- _WHAT YOU HAVE TO DO_
Show all lines from the data that include the word "Reproduce".

- _THE RECORDS_
******

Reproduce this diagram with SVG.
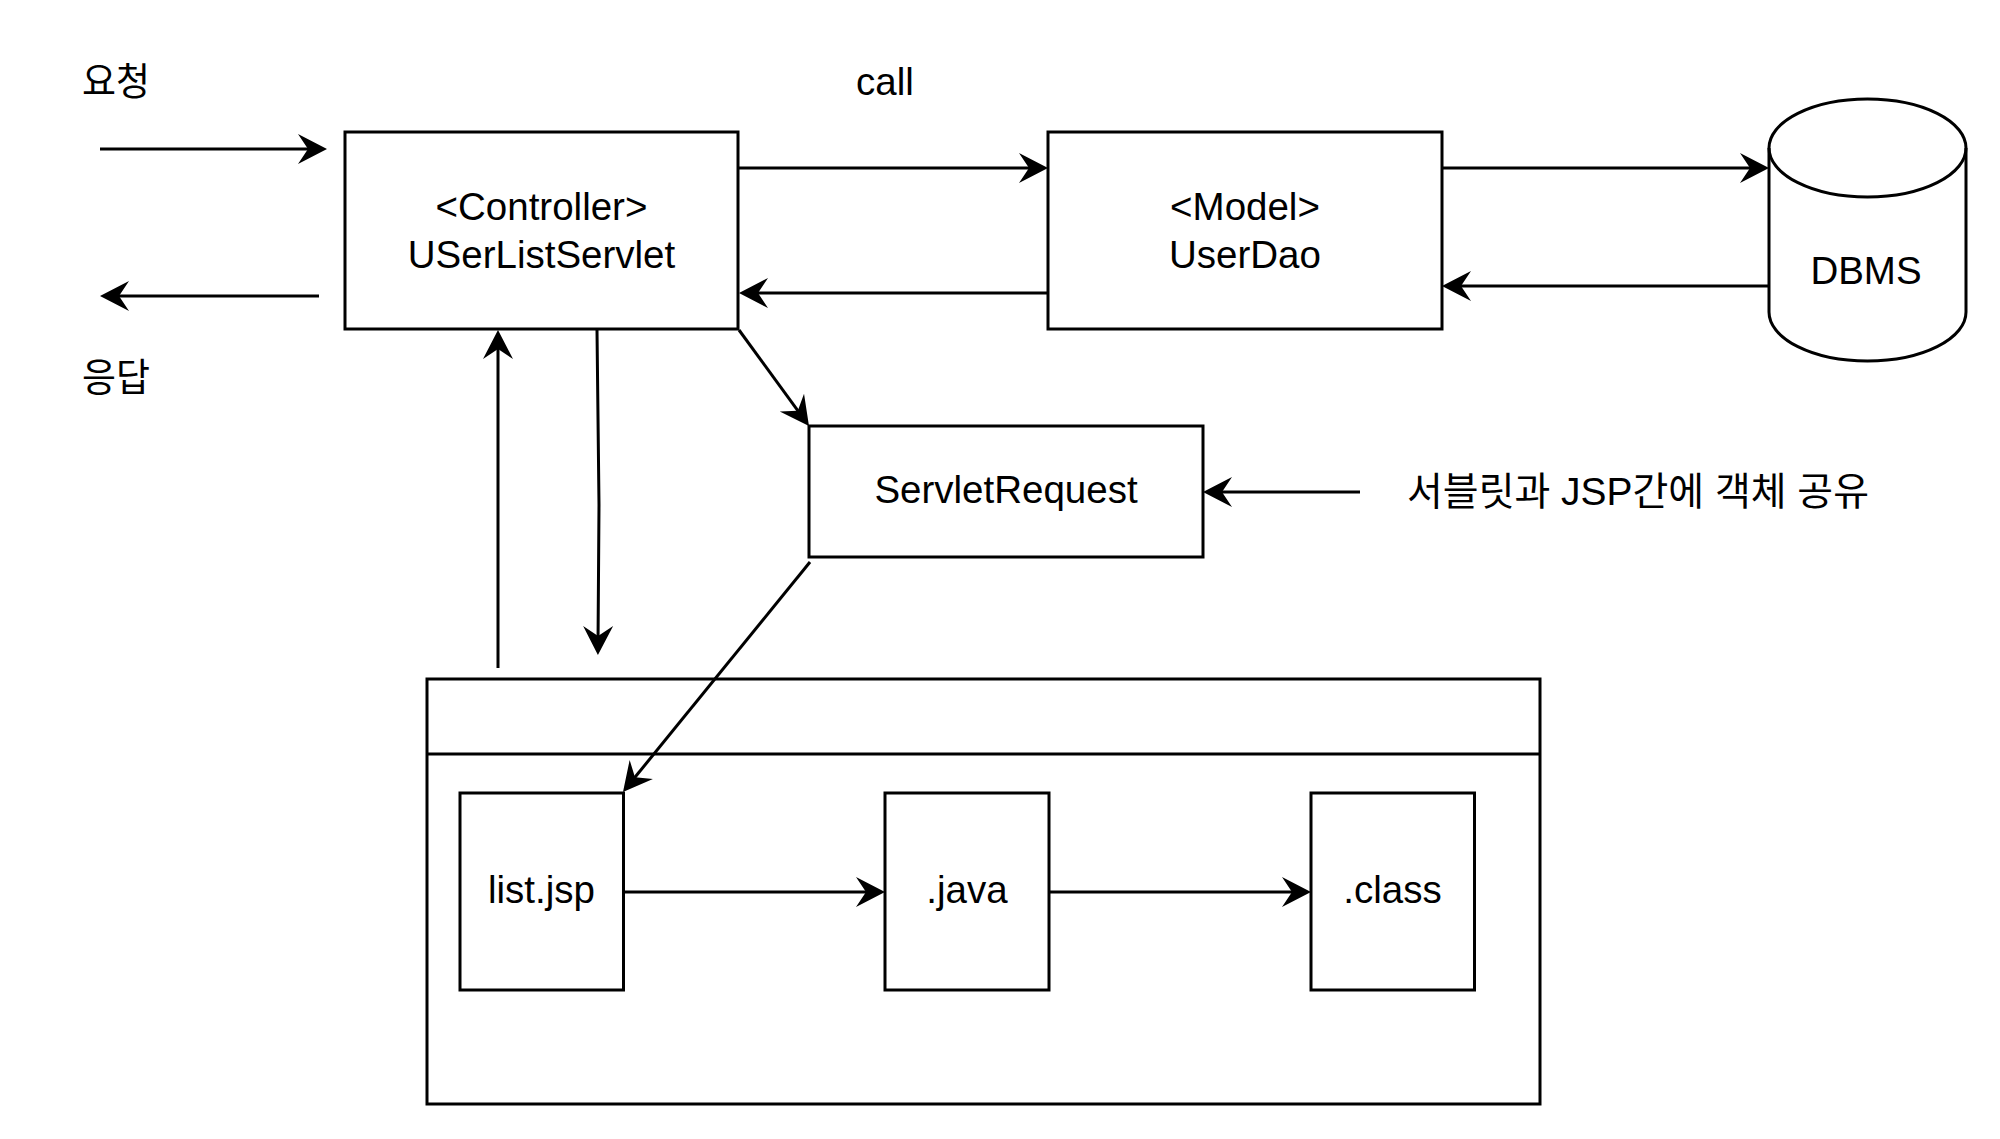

******

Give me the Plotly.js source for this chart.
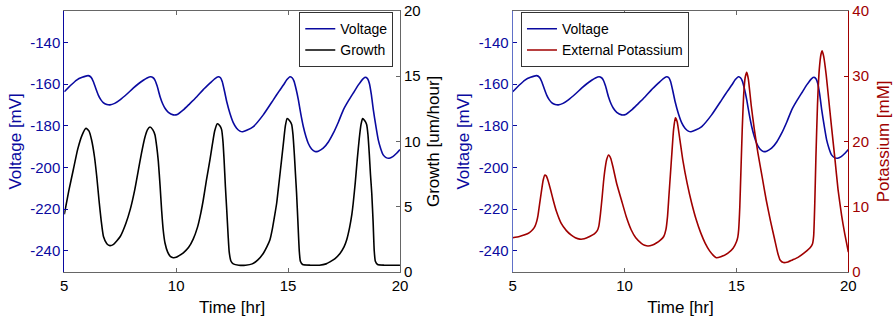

******

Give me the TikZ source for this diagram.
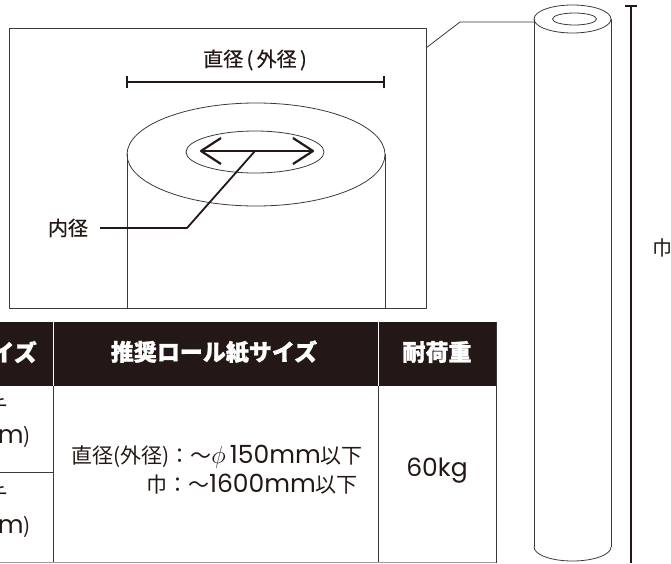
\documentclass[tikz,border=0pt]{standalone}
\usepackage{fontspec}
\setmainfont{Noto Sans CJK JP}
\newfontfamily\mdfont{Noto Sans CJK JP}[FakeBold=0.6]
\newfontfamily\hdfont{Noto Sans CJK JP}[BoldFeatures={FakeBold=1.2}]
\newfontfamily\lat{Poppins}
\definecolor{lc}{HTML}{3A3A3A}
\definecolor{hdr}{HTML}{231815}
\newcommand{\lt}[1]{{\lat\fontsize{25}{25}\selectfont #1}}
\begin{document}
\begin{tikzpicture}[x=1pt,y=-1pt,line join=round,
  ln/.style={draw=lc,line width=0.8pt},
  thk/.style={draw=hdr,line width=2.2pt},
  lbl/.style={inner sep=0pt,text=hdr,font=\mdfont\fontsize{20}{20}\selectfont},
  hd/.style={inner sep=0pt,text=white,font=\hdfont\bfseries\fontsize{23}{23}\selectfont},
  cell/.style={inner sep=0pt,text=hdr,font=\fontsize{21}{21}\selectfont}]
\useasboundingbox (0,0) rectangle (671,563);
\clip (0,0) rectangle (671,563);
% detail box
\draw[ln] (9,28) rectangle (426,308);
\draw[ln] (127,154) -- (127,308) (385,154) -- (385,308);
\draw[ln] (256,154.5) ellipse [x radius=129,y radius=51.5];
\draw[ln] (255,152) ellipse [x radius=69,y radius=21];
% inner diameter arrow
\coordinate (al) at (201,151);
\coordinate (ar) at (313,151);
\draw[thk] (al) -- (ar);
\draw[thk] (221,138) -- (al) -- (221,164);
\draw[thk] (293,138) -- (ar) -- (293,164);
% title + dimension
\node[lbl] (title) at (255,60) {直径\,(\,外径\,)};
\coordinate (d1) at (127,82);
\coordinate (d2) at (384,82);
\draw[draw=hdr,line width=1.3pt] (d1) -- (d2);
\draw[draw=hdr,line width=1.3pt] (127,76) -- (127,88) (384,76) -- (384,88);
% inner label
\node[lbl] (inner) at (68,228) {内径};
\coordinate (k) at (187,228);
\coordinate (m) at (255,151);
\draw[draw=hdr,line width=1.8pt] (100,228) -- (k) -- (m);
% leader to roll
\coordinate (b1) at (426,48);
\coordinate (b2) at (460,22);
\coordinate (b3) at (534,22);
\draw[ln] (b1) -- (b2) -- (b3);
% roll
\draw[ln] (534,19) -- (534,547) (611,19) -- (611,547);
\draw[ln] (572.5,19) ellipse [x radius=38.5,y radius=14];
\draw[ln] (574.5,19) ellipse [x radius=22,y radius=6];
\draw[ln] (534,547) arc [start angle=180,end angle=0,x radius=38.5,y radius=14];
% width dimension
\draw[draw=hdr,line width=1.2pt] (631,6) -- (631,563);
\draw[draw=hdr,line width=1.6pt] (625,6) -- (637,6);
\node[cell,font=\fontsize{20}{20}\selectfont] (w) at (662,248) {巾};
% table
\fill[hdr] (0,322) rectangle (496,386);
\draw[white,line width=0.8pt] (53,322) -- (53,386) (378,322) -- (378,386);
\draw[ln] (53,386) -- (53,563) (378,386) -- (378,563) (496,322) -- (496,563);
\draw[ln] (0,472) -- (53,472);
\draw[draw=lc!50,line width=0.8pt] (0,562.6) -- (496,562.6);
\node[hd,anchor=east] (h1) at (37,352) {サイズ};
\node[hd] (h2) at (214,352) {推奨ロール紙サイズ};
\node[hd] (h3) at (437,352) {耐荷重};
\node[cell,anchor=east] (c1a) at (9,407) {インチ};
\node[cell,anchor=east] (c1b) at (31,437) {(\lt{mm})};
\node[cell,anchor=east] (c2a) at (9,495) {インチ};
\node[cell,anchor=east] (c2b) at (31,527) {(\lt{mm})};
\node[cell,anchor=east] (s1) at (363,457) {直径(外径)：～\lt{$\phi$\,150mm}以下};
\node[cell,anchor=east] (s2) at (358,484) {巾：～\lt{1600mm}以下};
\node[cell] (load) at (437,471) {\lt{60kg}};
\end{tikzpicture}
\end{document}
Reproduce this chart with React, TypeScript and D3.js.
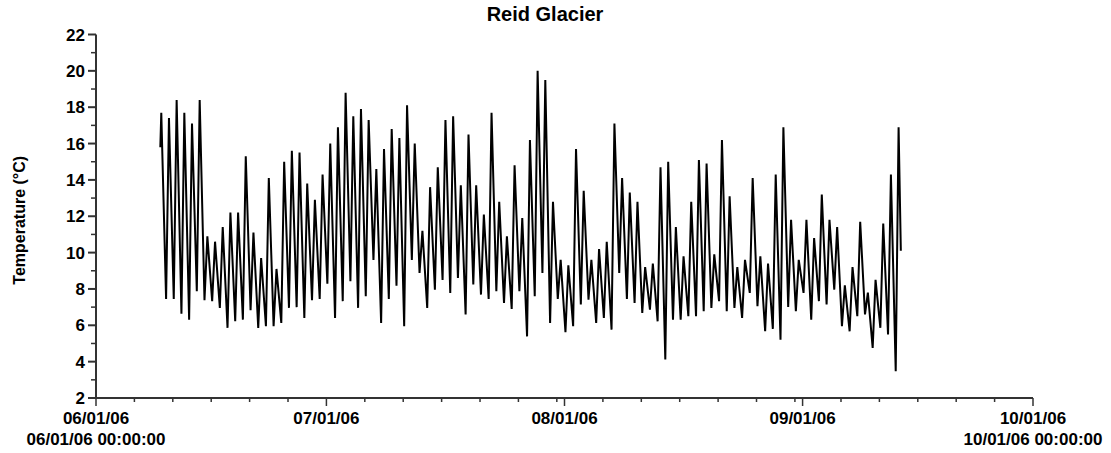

******

- _RESPONSE_
Reproduce this diagram with SVG.
Reproduce this chart with React, TypeScript and D3.js.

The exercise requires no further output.